— start of Information shown —

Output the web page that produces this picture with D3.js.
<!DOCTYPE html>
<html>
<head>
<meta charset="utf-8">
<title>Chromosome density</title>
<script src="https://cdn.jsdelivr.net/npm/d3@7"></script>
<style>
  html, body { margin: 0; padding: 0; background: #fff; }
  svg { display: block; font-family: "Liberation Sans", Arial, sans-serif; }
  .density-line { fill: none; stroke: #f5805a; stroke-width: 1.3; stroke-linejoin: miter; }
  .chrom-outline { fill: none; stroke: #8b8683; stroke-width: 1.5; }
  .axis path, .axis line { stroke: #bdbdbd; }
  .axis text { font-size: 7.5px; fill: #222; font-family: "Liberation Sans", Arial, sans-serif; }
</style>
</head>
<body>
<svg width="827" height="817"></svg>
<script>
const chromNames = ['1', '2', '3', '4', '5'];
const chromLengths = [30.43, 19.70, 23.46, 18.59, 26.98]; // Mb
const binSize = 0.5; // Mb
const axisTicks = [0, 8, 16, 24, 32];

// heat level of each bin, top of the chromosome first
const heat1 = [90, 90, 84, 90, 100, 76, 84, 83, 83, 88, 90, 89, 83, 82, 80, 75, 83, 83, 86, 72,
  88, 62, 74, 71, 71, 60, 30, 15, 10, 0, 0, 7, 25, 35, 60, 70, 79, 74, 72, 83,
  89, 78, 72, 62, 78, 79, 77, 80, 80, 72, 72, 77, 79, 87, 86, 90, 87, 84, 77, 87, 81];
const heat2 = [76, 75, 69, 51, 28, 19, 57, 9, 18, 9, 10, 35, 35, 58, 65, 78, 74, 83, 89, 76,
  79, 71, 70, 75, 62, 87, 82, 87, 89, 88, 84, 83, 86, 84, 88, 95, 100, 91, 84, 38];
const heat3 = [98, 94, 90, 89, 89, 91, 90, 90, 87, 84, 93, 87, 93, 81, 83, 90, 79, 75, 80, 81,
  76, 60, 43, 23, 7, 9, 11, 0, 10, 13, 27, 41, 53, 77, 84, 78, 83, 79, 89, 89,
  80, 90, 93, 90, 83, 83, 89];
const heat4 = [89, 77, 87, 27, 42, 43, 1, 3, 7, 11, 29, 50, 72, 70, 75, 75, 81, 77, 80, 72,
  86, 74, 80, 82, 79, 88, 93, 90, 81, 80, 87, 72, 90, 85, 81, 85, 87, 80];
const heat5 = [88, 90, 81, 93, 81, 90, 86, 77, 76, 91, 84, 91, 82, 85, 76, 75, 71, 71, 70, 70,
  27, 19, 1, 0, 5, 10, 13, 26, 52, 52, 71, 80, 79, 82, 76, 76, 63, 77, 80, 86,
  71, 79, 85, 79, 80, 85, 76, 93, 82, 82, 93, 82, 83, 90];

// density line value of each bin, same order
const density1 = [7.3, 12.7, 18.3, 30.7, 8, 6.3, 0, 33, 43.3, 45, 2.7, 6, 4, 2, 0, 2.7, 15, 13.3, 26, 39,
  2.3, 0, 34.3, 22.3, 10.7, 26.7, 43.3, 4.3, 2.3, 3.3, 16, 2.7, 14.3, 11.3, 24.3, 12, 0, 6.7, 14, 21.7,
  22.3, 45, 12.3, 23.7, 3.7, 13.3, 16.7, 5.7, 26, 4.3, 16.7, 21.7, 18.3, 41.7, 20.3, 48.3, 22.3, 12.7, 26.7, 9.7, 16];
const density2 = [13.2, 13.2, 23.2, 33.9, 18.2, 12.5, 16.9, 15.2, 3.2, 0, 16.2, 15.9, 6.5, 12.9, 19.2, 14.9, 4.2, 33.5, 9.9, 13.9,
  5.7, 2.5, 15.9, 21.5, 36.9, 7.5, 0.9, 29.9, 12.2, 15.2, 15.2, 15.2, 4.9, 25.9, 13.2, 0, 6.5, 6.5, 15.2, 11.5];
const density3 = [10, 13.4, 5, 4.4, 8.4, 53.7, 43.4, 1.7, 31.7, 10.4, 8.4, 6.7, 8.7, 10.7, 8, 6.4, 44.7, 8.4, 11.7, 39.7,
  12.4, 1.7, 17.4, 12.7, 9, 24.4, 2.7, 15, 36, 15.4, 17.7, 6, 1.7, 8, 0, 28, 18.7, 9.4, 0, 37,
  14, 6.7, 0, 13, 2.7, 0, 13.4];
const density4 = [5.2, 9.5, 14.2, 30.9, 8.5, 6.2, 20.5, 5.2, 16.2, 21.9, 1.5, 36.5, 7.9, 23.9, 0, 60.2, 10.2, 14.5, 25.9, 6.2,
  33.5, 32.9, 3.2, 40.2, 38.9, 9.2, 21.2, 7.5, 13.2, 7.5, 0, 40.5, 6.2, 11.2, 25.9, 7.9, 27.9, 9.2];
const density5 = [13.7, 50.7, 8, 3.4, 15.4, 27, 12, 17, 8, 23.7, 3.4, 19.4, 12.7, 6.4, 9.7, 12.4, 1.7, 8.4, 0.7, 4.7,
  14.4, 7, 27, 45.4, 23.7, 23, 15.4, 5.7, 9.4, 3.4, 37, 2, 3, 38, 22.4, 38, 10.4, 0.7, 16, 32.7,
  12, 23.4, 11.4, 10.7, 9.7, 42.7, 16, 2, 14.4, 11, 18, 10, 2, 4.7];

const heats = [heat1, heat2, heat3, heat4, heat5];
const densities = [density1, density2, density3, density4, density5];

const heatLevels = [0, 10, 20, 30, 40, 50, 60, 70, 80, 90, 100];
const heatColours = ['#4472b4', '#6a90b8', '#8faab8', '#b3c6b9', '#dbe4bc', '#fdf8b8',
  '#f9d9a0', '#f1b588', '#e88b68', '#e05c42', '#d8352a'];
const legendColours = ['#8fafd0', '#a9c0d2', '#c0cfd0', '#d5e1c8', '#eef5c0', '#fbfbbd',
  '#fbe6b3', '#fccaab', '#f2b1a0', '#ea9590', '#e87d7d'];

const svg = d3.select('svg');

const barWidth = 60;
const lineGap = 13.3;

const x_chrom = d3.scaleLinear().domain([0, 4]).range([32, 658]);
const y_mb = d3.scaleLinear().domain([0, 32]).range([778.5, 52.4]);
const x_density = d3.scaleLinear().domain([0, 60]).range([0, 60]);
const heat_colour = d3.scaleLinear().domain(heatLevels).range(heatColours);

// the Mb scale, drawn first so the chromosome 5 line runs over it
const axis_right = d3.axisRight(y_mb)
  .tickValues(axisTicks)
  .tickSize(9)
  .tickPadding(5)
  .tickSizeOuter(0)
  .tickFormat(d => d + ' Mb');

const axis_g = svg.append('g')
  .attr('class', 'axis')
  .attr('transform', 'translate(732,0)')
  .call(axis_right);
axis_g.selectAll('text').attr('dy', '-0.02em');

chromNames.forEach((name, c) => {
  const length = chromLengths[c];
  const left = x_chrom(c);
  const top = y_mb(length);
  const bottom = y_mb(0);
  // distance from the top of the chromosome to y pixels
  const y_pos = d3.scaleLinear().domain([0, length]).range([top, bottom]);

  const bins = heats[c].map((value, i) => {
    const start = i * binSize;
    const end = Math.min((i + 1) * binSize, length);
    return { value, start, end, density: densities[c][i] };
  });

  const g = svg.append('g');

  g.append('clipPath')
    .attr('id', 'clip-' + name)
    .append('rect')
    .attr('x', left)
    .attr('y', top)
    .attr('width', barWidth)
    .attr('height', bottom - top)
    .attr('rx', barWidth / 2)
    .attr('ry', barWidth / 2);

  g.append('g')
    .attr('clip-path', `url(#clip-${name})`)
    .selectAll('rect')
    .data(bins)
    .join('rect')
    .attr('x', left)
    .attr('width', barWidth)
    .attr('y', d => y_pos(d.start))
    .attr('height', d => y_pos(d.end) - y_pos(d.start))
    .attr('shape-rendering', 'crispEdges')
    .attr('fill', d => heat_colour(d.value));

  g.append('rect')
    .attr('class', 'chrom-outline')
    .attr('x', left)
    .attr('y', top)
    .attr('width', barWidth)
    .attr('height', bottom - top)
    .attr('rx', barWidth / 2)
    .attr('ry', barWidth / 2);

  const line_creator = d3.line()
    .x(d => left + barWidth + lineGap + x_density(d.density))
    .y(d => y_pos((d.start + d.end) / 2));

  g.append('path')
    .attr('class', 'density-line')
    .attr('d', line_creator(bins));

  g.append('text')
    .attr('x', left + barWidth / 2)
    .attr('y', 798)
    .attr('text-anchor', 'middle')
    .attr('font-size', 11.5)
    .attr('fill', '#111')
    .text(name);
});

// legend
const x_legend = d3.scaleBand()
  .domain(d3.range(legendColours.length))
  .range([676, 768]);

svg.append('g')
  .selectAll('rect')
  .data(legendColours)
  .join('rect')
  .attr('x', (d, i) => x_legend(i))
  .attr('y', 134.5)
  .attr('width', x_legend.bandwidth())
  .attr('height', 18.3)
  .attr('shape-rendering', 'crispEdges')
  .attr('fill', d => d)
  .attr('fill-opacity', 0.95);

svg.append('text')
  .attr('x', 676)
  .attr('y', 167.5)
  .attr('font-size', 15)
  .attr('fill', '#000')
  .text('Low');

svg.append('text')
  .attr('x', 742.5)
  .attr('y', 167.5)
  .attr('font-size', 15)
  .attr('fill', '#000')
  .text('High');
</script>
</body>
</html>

— end of Information shown —

• _Objective_: Print the listing above from its first line through the line with "const axisTicks = [0, 8, 16, 24, 32];", and stop there.

• _Solution_:
Output the web page that produces this picture with D3.js.
<!DOCTYPE html>
<html>
<head>
<meta charset="utf-8">
<title>Chromosome density</title>
<script src="https://cdn.jsdelivr.net/npm/d3@7"></script>
<style>
  html, body { margin: 0; padding: 0; background: #fff; }
  svg { display: block; font-family: "Liberation Sans", Arial, sans-serif; }
  .density-line { fill: none; stroke: #f5805a; stroke-width: 1.3; stroke-linejoin: miter; }
  .chrom-outline { fill: none; stroke: #8b8683; stroke-width: 1.5; }
  .axis path, .axis line { stroke: #bdbdbd; }
  .axis text { font-size: 7.5px; fill: #222; font-family: "Liberation Sans", Arial, sans-serif; }
</style>
</head>
<body>
<svg width="827" height="817"></svg>
<script>
const chromNames = ['1', '2', '3', '4', '5'];
const chromLengths = [30.43, 19.70, 23.46, 18.59, 26.98]; // Mb
const binSize = 0.5; // Mb
const axisTicks = [0, 8, 16, 24, 32];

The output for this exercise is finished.